> Task description: Pictures are not part of the copy. Retype the lines from the first one through the line that contains "import pandas as pd".

> Recorded data:
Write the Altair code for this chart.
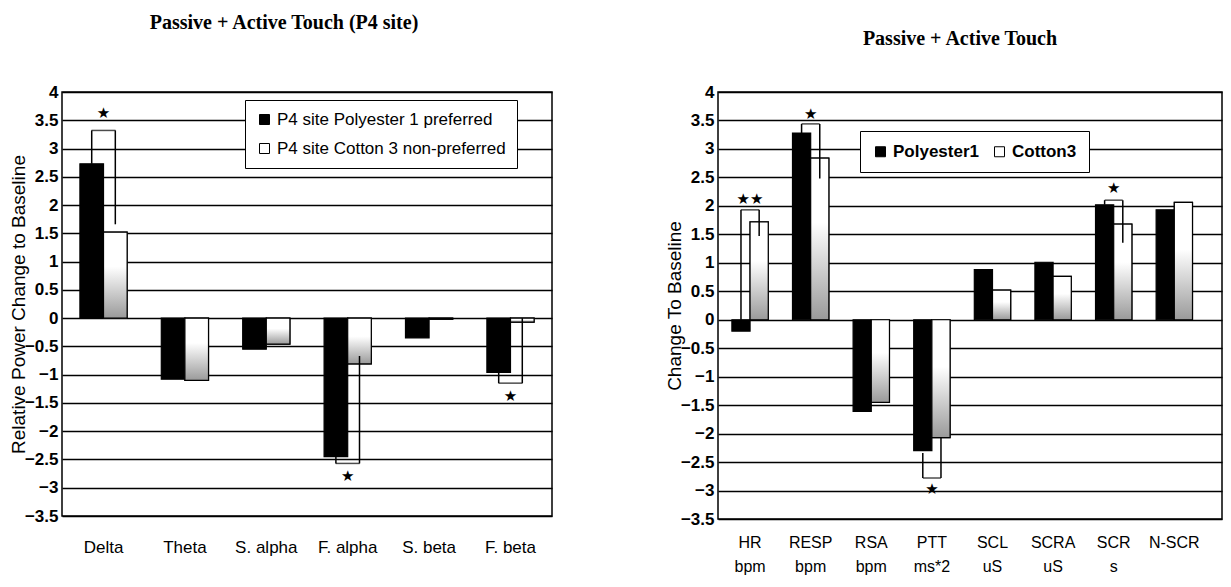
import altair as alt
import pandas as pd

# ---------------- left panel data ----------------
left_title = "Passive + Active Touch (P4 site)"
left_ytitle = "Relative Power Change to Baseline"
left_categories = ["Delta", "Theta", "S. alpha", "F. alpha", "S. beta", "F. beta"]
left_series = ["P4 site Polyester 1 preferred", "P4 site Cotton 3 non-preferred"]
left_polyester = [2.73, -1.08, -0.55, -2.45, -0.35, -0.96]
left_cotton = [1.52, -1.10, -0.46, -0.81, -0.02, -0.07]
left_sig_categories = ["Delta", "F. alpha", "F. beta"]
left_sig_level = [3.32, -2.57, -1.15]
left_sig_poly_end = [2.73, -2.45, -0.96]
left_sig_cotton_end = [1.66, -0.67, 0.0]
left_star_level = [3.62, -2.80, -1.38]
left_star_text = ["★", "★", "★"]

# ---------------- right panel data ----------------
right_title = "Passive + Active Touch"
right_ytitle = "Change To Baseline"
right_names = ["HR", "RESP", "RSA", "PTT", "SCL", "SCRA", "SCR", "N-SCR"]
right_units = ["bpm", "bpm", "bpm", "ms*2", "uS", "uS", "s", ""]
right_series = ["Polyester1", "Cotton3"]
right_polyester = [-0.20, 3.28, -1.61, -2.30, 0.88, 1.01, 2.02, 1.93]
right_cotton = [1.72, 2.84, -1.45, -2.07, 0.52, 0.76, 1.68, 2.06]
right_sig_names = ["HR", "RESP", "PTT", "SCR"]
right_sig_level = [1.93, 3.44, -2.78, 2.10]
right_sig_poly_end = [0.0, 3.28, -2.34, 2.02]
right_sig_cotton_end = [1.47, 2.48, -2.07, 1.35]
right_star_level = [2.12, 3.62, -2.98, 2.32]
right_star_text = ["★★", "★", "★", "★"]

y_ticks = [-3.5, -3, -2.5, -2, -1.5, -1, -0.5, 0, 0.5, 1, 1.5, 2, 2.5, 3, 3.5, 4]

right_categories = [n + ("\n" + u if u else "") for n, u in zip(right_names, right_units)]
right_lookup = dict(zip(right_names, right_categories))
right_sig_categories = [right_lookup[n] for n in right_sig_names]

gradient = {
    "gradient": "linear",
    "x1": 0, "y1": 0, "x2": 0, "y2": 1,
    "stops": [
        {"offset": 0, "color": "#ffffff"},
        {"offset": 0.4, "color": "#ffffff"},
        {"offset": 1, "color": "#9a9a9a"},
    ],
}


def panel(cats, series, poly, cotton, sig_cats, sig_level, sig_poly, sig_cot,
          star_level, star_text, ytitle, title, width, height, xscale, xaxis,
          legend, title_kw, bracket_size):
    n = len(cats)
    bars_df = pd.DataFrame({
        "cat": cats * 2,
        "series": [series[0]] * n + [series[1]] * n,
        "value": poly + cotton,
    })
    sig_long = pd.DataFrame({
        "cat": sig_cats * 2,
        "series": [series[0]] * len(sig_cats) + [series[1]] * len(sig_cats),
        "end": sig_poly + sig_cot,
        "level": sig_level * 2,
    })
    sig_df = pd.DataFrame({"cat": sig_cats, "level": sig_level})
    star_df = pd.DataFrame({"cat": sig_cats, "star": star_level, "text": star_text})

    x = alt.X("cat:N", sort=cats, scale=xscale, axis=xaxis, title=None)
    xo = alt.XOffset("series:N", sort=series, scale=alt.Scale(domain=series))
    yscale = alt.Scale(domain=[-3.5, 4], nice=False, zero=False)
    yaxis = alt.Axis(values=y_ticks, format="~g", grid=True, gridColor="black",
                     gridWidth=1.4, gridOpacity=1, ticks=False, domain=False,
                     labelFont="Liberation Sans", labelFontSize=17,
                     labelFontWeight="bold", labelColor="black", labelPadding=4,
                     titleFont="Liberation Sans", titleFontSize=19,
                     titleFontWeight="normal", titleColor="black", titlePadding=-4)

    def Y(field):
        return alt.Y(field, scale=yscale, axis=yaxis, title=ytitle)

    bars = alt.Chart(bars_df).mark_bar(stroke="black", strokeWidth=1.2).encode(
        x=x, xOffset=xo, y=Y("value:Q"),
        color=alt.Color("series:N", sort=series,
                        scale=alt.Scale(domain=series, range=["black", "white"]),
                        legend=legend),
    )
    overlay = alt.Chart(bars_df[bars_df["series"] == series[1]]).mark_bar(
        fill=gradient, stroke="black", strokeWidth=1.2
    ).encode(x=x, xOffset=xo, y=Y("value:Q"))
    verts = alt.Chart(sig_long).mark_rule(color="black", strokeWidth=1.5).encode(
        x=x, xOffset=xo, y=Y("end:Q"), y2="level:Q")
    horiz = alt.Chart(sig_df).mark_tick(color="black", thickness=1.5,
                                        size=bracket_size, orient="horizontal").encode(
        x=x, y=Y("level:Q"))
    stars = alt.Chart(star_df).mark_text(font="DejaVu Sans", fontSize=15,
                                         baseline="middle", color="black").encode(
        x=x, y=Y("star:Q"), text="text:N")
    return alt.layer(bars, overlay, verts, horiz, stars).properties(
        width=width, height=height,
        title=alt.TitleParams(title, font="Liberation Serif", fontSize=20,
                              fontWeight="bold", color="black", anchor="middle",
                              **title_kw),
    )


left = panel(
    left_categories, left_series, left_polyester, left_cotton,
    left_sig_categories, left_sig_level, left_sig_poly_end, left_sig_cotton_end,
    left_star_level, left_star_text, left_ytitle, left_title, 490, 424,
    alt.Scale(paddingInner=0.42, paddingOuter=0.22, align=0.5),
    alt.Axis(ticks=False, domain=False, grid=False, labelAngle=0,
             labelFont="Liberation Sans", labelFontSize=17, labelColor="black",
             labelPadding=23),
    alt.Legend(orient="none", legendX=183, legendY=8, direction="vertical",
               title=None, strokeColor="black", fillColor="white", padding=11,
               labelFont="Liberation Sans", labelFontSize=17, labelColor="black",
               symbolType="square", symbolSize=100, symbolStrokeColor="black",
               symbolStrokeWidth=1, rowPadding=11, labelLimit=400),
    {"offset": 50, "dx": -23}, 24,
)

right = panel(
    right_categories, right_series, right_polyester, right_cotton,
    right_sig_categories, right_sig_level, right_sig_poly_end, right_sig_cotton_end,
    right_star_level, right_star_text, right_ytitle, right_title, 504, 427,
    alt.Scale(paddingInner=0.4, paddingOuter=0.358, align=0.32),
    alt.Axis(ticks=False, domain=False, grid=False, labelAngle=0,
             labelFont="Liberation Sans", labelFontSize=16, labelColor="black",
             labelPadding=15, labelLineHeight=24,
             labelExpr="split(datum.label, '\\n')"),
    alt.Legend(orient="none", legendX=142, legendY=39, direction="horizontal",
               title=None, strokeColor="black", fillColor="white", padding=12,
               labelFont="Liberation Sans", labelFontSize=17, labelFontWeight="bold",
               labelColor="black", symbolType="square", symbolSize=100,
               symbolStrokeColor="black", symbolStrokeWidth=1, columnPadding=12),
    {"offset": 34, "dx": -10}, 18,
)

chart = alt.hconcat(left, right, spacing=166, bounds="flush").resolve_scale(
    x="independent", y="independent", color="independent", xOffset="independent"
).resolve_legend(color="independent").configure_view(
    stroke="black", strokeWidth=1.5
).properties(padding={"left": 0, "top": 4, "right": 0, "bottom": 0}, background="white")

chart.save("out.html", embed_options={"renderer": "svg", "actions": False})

> Solution for this problem:
Write the Altair code for this chart.
import altair as alt
import pandas as pd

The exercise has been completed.